▶ _Information shown_:
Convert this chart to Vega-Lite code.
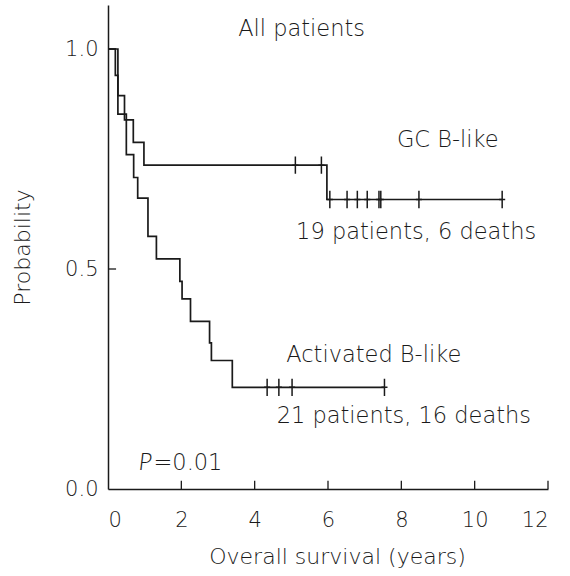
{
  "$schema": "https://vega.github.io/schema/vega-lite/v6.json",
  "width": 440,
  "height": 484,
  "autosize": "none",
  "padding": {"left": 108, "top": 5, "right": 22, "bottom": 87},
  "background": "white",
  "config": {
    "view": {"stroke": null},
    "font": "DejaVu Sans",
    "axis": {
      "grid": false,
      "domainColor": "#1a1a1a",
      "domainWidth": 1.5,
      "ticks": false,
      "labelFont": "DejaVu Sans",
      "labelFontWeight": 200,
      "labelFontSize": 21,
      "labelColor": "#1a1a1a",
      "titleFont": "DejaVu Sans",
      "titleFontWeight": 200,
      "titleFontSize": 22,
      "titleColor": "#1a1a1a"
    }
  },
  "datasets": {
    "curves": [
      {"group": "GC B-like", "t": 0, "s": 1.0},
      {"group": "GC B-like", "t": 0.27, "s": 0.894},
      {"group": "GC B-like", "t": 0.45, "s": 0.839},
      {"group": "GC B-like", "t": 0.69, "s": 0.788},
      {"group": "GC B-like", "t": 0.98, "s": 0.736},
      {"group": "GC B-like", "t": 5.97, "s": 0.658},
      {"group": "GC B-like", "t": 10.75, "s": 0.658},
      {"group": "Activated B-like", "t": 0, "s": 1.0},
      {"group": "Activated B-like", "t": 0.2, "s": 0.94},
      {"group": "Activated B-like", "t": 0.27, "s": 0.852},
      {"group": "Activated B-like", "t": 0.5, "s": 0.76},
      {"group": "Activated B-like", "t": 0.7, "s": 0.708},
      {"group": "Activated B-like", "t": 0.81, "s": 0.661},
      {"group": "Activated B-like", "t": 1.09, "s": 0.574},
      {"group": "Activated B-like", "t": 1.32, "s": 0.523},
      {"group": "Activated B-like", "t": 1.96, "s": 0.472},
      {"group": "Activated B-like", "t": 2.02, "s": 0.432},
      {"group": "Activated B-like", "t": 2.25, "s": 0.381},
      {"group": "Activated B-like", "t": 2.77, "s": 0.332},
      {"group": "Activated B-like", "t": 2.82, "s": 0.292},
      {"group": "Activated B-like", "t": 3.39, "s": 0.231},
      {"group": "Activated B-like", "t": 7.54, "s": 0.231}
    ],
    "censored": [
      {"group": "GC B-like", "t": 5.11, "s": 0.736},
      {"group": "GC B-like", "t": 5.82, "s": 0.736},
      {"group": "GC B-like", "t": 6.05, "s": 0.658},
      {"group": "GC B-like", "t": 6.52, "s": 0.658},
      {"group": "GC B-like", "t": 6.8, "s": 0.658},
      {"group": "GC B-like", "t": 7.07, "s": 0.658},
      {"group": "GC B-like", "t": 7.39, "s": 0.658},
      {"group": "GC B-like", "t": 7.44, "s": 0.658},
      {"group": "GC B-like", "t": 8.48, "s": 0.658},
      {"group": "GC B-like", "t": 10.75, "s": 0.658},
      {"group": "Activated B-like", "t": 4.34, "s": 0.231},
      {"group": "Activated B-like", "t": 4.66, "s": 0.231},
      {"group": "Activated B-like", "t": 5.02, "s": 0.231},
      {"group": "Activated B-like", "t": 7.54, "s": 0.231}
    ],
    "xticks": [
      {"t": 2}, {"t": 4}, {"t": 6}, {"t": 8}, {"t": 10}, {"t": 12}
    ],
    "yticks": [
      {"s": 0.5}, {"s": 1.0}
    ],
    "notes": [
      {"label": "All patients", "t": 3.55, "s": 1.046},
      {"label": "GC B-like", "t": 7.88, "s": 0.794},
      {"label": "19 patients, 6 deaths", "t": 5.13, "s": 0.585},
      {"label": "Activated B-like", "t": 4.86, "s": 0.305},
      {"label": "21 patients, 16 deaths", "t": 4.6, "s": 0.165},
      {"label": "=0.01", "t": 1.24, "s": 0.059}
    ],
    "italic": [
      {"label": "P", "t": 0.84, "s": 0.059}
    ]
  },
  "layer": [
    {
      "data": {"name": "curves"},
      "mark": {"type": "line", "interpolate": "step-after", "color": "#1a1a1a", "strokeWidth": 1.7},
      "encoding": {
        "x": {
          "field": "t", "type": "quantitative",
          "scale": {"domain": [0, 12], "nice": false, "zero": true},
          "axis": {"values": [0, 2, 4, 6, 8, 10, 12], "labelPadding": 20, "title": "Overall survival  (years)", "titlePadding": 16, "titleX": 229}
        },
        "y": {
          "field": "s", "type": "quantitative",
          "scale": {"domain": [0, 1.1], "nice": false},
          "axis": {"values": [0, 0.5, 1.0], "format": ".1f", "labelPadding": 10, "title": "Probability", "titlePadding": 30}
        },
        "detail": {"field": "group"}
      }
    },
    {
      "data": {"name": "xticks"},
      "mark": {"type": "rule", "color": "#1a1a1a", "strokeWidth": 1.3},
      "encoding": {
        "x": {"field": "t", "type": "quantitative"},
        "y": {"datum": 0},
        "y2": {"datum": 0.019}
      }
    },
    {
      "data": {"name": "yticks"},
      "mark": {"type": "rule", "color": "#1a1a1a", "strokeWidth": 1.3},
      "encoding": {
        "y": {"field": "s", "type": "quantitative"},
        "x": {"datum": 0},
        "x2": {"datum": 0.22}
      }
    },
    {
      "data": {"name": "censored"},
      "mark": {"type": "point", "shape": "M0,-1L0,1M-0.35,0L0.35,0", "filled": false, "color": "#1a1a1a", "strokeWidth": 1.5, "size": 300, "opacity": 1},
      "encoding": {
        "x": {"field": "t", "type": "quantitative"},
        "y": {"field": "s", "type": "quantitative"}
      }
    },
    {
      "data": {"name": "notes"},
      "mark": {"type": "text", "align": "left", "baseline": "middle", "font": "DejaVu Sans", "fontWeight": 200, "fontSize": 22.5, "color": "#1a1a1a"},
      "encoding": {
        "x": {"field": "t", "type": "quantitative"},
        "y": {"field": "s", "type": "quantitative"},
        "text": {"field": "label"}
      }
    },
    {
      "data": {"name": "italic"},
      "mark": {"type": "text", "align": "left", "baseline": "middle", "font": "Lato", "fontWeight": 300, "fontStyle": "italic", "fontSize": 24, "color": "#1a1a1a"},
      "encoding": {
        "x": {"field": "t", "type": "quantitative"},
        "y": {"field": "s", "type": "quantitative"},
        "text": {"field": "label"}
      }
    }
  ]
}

▶ _Job_: Leave the images out and output the remaining material exactly as it stands.

▶ _Solution below_:
Convert this chart to Vega-Lite code.
{
  "$schema": "https://vega.github.io/schema/vega-lite/v6.json",
  "width": 440,
  "height": 484,
  "autosize": "none",
  "padding": {"left": 108, "top": 5, "right": 22, "bottom": 87},
  "background": "white",
  "config": {
    "view": {"stroke": null},
    "font": "DejaVu Sans",
    "axis": {
      "grid": false,
      "domainColor": "#1a1a1a",
      "domainWidth": 1.5,
      "ticks": false,
      "labelFont": "DejaVu Sans",
      "labelFontWeight": 200,
      "labelFontSize": 21,
      "labelColor": "#1a1a1a",
      "titleFont": "DejaVu Sans",
      "titleFontWeight": 200,
      "titleFontSize": 22,
      "titleColor": "#1a1a1a"
    }
  },
  "datasets": {
    "curves": [
      {"group": "GC B-like", "t": 0, "s": 1.0},
      {"group": "GC B-like", "t": 0.27, "s": 0.894},
      {"group": "GC B-like", "t": 0.45, "s": 0.839},
      {"group": "GC B-like", "t": 0.69, "s": 0.788},
      {"group": "GC B-like", "t": 0.98, "s": 0.736},
      {"group": "GC B-like", "t": 5.97, "s": 0.658},
      {"group": "GC B-like", "t": 10.75, "s": 0.658},
      {"group": "Activated B-like", "t": 0, "s": 1.0},
      {"group": "Activated B-like", "t": 0.2, "s": 0.94},
      {"group": "Activated B-like", "t": 0.27, "s": 0.852},
      {"group": "Activated B-like", "t": 0.5, "s": 0.76},
      {"group": "Activated B-like", "t": 0.7, "s": 0.708},
      {"group": "Activated B-like", "t": 0.81, "s": 0.661},
      {"group": "Activated B-like", "t": 1.09, "s": 0.574},
      {"group": "Activated B-like", "t": 1.32, "s": 0.523},
      {"group": "Activated B-like", "t": 1.96, "s": 0.472},
      {"group": "Activated B-like", "t": 2.02, "s": 0.432},
      {"group": "Activated B-like", "t": 2.25, "s": 0.381},
      {"group": "Activated B-like", "t": 2.77, "s": 0.332},
      {"group": "Activated B-like", "t": 2.82, "s": 0.292},
      {"group": "Activated B-like", "t": 3.39, "s": 0.231},
      {"group": "Activated B-like", "t": 7.54, "s": 0.231}
    ],
    "censored": [
      {"group": "GC B-like", "t": 5.11, "s": 0.736},
      {"group": "GC B-like", "t": 5.82, "s": 0.736},
      {"group": "GC B-like", "t": 6.05, "s": 0.658},
      {"group": "GC B-like", "t": 6.52, "s": 0.658},
      {"group": "GC B-like", "t": 6.8, "s": 0.658},
      {"group": "GC B-like", "t": 7.07, "s": 0.658},
      {"group": "GC B-like", "t": 7.39, "s": 0.658},
      {"group": "GC B-like", "t": 7.44, "s": 0.658},
      {"group": "GC B-like", "t": 8.48, "s": 0.658},
      {"group": "GC B-like", "t": 10.75, "s": 0.658},
      {"group": "Activated B-like", "t": 4.34, "s": 0.231},
      {"group": "Activated B-like", "t": 4.66, "s": 0.231},
      {"group": "Activated B-like", "t": 5.02, "s": 0.231},
      {"group": "Activated B-like", "t": 7.54, "s": 0.231}
    ],
    "xticks": [
      {"t": 2}, {"t": 4}, {"t": 6}, {"t": 8}, {"t": 10}, {"t": 12}
    ],
    "yticks": [
      {"s": 0.5}, {"s": 1.0}
    ],
    "notes": [
      {"label": "All patients", "t": 3.55, "s": 1.046},
      {"label": "GC B-like", "t": 7.88, "s": 0.794},
      {"label": "19 patients, 6 deaths", "t": 5.13, "s": 0.585},
      {"label": "Activated B-like", "t": 4.86, "s": 0.305},
      {"label": "21 patients, 16 deaths", "t": 4.6, "s": 0.165},
      {"label": "=0.01", "t": 1.24, "s": 0.059}
    ],
    "italic": [
      {"label": "P", "t": 0.84, "s": 0.059}
    ]
  },
  "layer": [
    {
      "data": {"name": "curves"},
      "mark": {"type": "line", "interpolate": "step-after", "color": "#1a1a1a", "strokeWidth": 1.7},
      "encoding": {
        "x": {
          "field": "t", "type": "quantitative",
          "scale": {"domain": [0, 12], "nice": false, "zero": true},
          "axis": {"values": [0, 2, 4, 6, 8, 10, 12], "labelPadding": 20, "title": "Overall survival  (years)", "titlePadding": 16, "titleX": 229}
        },
        "y": {
          "field": "s", "type": "quantitative",
          "scale": {"domain": [0, 1.1], "nice": false},
          "axis": {"values": [0, 0.5, 1.0], "format": ".1f", "labelPadding": 10, "title": "Probability", "titlePadding": 30}
        },
        "detail": {"field": "group"}
      }
    },
    {
      "data": {"name": "xticks"},
      "mark": {"type": "rule", "color": "#1a1a1a", "strokeWidth": 1.3},
      "encoding": {
        "x": {"field": "t", "type": "quantitative"},
        "y": {"datum": 0},
        "y2": {"datum": 0.019}
      }
    },
    {
      "data": {"name": "yticks"},
      "mark": {"type": "rule", "color": "#1a1a1a", "strokeWidth": 1.3},
      "encoding": {
        "y": {"field": "s", "type": "quantitative"},
        "x": {"datum": 0},
        "x2": {"datum": 0.22}
      }
    },
    {
      "data": {"name": "censored"},
      "mark": {"type": "point", "shape": "M0,-1L0,1M-0.35,0L0.35,0", "filled": false, "color": "#1a1a1a", "strokeWidth": 1.5, "size": 300, "opacity": 1},
      "encoding": {
        "x": {"field": "t", "type": "quantitative"},
        "y": {"field": "s", "type": "quantitative"}
      }
    },
    {
      "data": {"name": "notes"},
      "mark": {"type": "text", "align": "left", "baseline": "middle", "font": "DejaVu Sans", "fontWeight": 200, "fontSize": 22.5, "color": "#1a1a1a"},
      "encoding": {
        "x": {"field": "t", "type": "quantitative"},
        "y": {"field": "s", "type": "quantitative"},
        "text": {"field": "label"}
      }
    },
    {
      "data": {"name": "italic"},
      "mark": {"type": "text", "align": "left", "baseline": "middle", "font": "Lato", "fontWeight": 300, "fontStyle": "italic", "fontSize": 24, "color": "#1a1a1a"},
      "encoding": {
        "x": {"field": "t", "type": "quantitative"},
        "y": {"field": "s", "type": "quantitative"},
        "text": {"field": "label"}
      }
    }
  ]
}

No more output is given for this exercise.